What is an intuitive explanation of the FFT algorithm? Where does it cut corners/optimize? How does it take phase into account?
An FFT is just a way to speed up a DFT, from O(N*N) to O(NlogN) by factorizing a complex matrix transform. It actually does not cut corners, but is not only faster, but usually slightly more accurate than a DFT due to less opportunities for arithmetic rounding errors or quantization noise via less total operations.
For strictly real input, a DFT is just N correlations against a set of orthogonal sine waves and N correlations against a set of orthogonal cosine waves, over a range of frequencies from DC to the half the sample rate. (In complex form, the cosine correlations being the real part, and the sine correlations the imaginary component). Those correlations can all be performed by an N*N complex matrix multiply.

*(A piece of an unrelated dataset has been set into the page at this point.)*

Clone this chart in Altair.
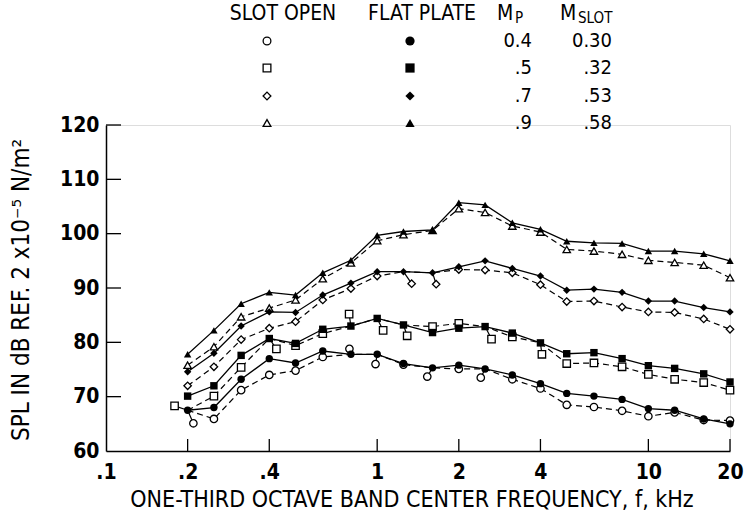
import altair as alt
import pandas as pd

FONT = "DejaVu Sans Condensed, Liberation Sans Narrow, sans-serif"

FREQ = [0.2, 0.25, 0.315, 0.4, 0.5, 0.63, 0.8, 1.0, 1.25, 1.6, 2.0, 2.5,
        3.15, 4.0, 5.0, 6.3, 8.0, 10.0, 12.5, 16.0, 20.0]

SERIES = ["circle", "square", "diamond", "triangle"]
MP = ["0.4", ".5", ".7", ".9"]
MSLOT = ["0.30", ".32", ".53", ".58"]

# flat plate (filled symbols, solid lines)
FLAT_CIRCLE = [67.5, 68.0, 73.2, 77.0, 76.2, 78.4, 77.8, 77.8, 76.1, 75.3, 75.8,
               75.1, 74.0, 72.4, 70.6, 70.1, 69.5, 67.8, 67.5, 65.9, 65.0]
FLAT_SQUARE = [70.1, 72.0, 77.6, 80.7, 79.8, 82.4, 83.0, 84.4, 83.2, 81.8, 82.6,
               82.9, 81.7, 79.9, 77.9, 78.1, 77.0, 75.7, 75.2, 74.2, 72.7]
FLAT_DIAMOND = [74.6, 78.0, 83.0, 85.6, 85.5, 88.7, 90.9, 93.0, 93.0, 92.8, 93.9,
                95.0, 93.6, 92.2, 89.6, 89.8, 89.2, 87.6, 87.6, 86.4, 85.6]
FLAT_TRIANGLE = [77.8, 82.2, 87.1, 89.2, 88.7, 92.8, 95.1, 99.7, 100.4, 100.7, 105.7,
                 105.3, 102.0, 100.8, 98.6, 98.3, 98.2, 96.8, 96.8, 96.3, 95.0]

# slot open (open symbols, dashed lines)
OPEN_CIRCLE = [67.5, 65.9, 71.2, 74.0, 74.8, 77.3, 77.8, 77.8, 75.9, 75.3, 75.1,
               75.1, 73.2, 71.5, 68.5, 68.1, 67.4, 66.4, 67.1, 65.7, 65.6]
OPEN_SQUARE = [67.5, 70.1, 75.4, 80.7, 79.4, 81.6, 83.0, 84.4, 83.2, 82.9, 83.5,
               82.9, 81.0, 79.9, 76.1, 76.2, 75.5, 74.1, 73.2, 72.6, 71.2]
OPEN_DIAMOND = [72.0, 75.5, 80.5, 82.6, 83.8, 87.8, 89.9, 92.2, 93.0, 92.8, 93.4,
                93.3, 92.8, 90.6, 87.5, 87.6, 86.5, 85.6, 85.5, 84.3, 82.4]
OPEN_TRIANGLE = [75.8, 79.2, 84.7, 86.3, 87.8, 91.7, 94.6, 98.7, 99.8, 100.6, 104.6,
                 103.9, 101.4, 100.3, 97.1, 96.8, 96.2, 95.1, 94.7, 94.2, 91.9]

# open symbols drawn displaced from the curve, joined to it by a short leader
DISP_SERIES = ["circle", "circle", "circle", "circle", "circle",
               "square", "square", "square", "square", "square", "square", "square",
               "diamond", "diamond"]
DISP_ANCHOR_F = [0.2, 0.8, 1.0, 1.6, 2.5,
                 0.2, 0.4, 0.8, 1.0, 1.25, 2.5, 4.0,
                 1.25, 1.6]
DISP_SYM_F = [0.21, 0.79, 0.986, 1.53, 2.41,
              0.179, 0.425, 0.788, 1.052, 1.29, 2.64, 4.05,
              1.34, 1.65]
DISP_SYM_DB = [65.1, 78.8, 76.0, 73.7, 73.5,
               68.3, 78.8, 85.2, 82.2, 81.2, 80.6, 77.8,
               90.8, 90.7]

X_LABELS = [0.1, 0.2, 0.4, 1, 2, 4, 10, 20]
X_TICKS = [0.2, 0.4, 1, 2, 4, 10, 20]
Y_TICKS = [60, 70, 80, 90, 100, 110, 120]

flat = {"circle": FLAT_CIRCLE, "square": FLAT_SQUARE,
        "diamond": FLAT_DIAMOND, "triangle": FLAT_TRIANGLE}
opn = {"circle": OPEN_CIRCLE, "square": OPEN_SQUARE,
       "diamond": OPEN_DIAMOND, "triangle": OPEN_TRIANGLE}

flat_rows, open_rows, sym_rows, lead_rows = [], [], [], []
disp = {(s, a): (f, d) for s, a, f, d in zip(DISP_SERIES, DISP_ANCHOR_F, DISP_SYM_F, DISP_SYM_DB)}
for s in SERIES:
    for f, v in zip(FREQ, flat[s]):
        flat_rows.append({"series": s, "f": f, "db": v})
    for f, v in zip(FREQ, opn[s]):
        open_rows.append({"series": s, "f": f, "db": v})
        if (s, f) in disp:
            sf, sd = disp[(s, f)]
            sym_rows.append({"series": s, "f": sf, "db": sd})
            lead_rows.append({"series": s, "f": f, "db": v, "f2": sf, "db2": sd})
        else:
            sym_rows.append({"series": s, "f": f, "db": v})

flat_df = pd.DataFrame(flat_rows)
open_df = pd.DataFrame(open_rows)
sym_df = pd.DataFrame(sym_rows)
lead_df = pd.DataFrame(lead_rows)

W, H = 624, 326

xs = alt.Scale(type="log", domain=[0.1, 20], nice=False, zero=False)
ys = alt.Scale(domain=[60, 120], nice=False, zero=False)
shape_scale = alt.Scale(domain=SERIES, range=["circle", "square", "diamond", "triangle-up"])

X = alt.X("f:Q", scale=xs, title=None,
          axis=alt.Axis(values=X_LABELS, grid=False, ticks=False, domainColor="black",
                        domainWidth=1.5, labelFont=FONT, labelFontSize=21, labelFontWeight="bold",
                        labelColor="black", labelPadding=10, labelOverlap=False, labelBound=False,
                        labelFlush=False,
                        labelExpr="datum.value < 1 ? '.' + format(datum.value * 10, 'd') : format(datum.value, 'd')"))
Y = alt.Y("db:Q", scale=ys, title=None,
          axis=alt.Axis(values=Y_TICKS, grid=False, ticks=False, domainColor="black",
                        domainWidth=1.5, labelFont=FONT, labelFontSize=21, labelFontWeight="bold",
                        labelColor="black", labelPadding=7, labelOverlap=False))
X2 = alt.X2("f2:Q")
Y2 = alt.Y2("db2:Q")

solid = alt.Chart(flat_df).mark_line(color="black", strokeWidth=1.3).encode(
    x=X, y=Y, detail="series:N")
dashed = alt.Chart(open_df).mark_line(color="black", strokeWidth=1.2, strokeDash=[6, 4]).encode(
    x=X, y=Y, detail="series:N")
leaders = alt.Chart(lead_df).mark_rule(color="black", strokeWidth=1.2).encode(
    x=X, y=Y, x2=X2, y2=Y2)
open_pts = alt.Chart(sym_df).mark_point(filled=True, fill="white", stroke="black",
                                        strokeWidth=1.3, size=55, opacity=1).encode(
    x=X, y=Y, shape=alt.Shape("series:N", scale=shape_scale, legend=None))
flat_pts = alt.Chart(flat_df).mark_point(filled=True, color="black", size=55, opacity=1).encode(
    x=X, y=Y, shape=alt.Shape("series:N", scale=shape_scale, legend=None))

xticks = alt.Chart(pd.DataFrame({"f": X_TICKS})).mark_rule(color="black", strokeWidth=1.3).encode(
    x=X, y=alt.value(H), y2=alt.value(H - 12))
yticks = alt.Chart(pd.DataFrame({"db": Y_TICKS[1:]})).mark_rule(color="black", strokeWidth=1.3).encode(
    y=Y, x=alt.value(0), x2=alt.value(15))

layers = [xticks, yticks, solid, dashed, leaders, open_pts, flat_pts]

# axis titles
layers.append(alt.Chart(pd.DataFrame({"t": ["ONE-THIRD OCTAVE BAND CENTER FREQUENCY, f, kHz"]}))
              .mark_text(font=FONT, fontSize=23, color="black", align="center", baseline="middle")
              .encode(text="t:N", x=alt.value(306), y=alt.value(H + 49)))
layers.append(alt.Chart(pd.DataFrame({"t": ["SPL IN dB REF. 2 x10\u207b\u2075 N/m\u00b2"]}))
              .mark_text(font=FONT, fontSize=24, color="black", align="center", baseline="middle", angle=270)
              .encode(text="t:N", x=alt.value(-84), y=alt.value(165)))

# custom legend
def txt(t, x, y, size=21, align="center"):
    return (alt.Chart(pd.DataFrame({"t": [t]}))
            .mark_text(font=FONT, fontSize=size, color="black", align=align, baseline="middle")
            .encode(text="t:N", x=alt.value(x), y=alt.value(y)))

HDR_Y = -111
layers += [txt("SLOT OPEN", 177, HDR_Y), txt("FLAT PLATE", 316, HDR_Y),
           txt("M", 391, HDR_Y, align="left"), txt("P", 409, HDR_Y + 4, size=15, align="left"),
           txt("M", 454, HDR_Y, align="left"), txt("SLOT", 472, HDR_Y + 4, size=15, align="left")]
ROW_Y = [-84, -57, -29, -2]
VEGA_SHAPES = ["circle", "square", "diamond", "triangle-up"]
for i in range(4):
    ry = ROW_Y[i]
    d = pd.DataFrame({"s": [SERIES[i]]})
    layers.append(alt.Chart(d).mark_point(shape=VEGA_SHAPES[i], filled=True, fill="white",
                                          stroke="black", strokeWidth=1.3, size=60, opacity=1)
                  .encode(x=alt.value(161), y=alt.value(ry)))
    layers.append(alt.Chart(d).mark_point(shape=VEGA_SHAPES[i], filled=True, color="black",
                                          size=85, opacity=1)
                  .encode(x=alt.value(304), y=alt.value(ry)))
    layers.append(txt(MP[i], 426, ry, size=20, align="right"))
    layers.append(txt(MSLOT[i], 506, ry, size=20, align="right"))

chart = alt.layer(*layers).properties(
    width=W, height=H,
    autosize=alt.AutoSizeParams(type="none"),
    padding={"left": 106, "top": 125, "right": 14, "bottom": 71},
).configure_view(stroke=None).configure(background="white")

chart.save("out.html", embed_options={"renderer": "svg", "actions": False})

The phase is just the relationship (atan2()) of the cosine correlations (even portion), and sine wave correlations (odd portion), of the input waveform. e.g. a waveform perfectly symmetric around the DFT window center will have a phase of zero, and a waveform perfectly antisymmetric around the center will have a phase of pi or -pi. And any (non-pathological real) waveform can be decomposed into a pair of even and odd waveforms, and thus has some phase (via atan2()) of each sinusoidal component, referenced to the edges of the DFT window (or to the center, if you do an fftshift beforehand).
For complex input, there is a similar complex arithmetic formulation of all the above, using correlations against unit complex exponentials (instead of sines and cosines).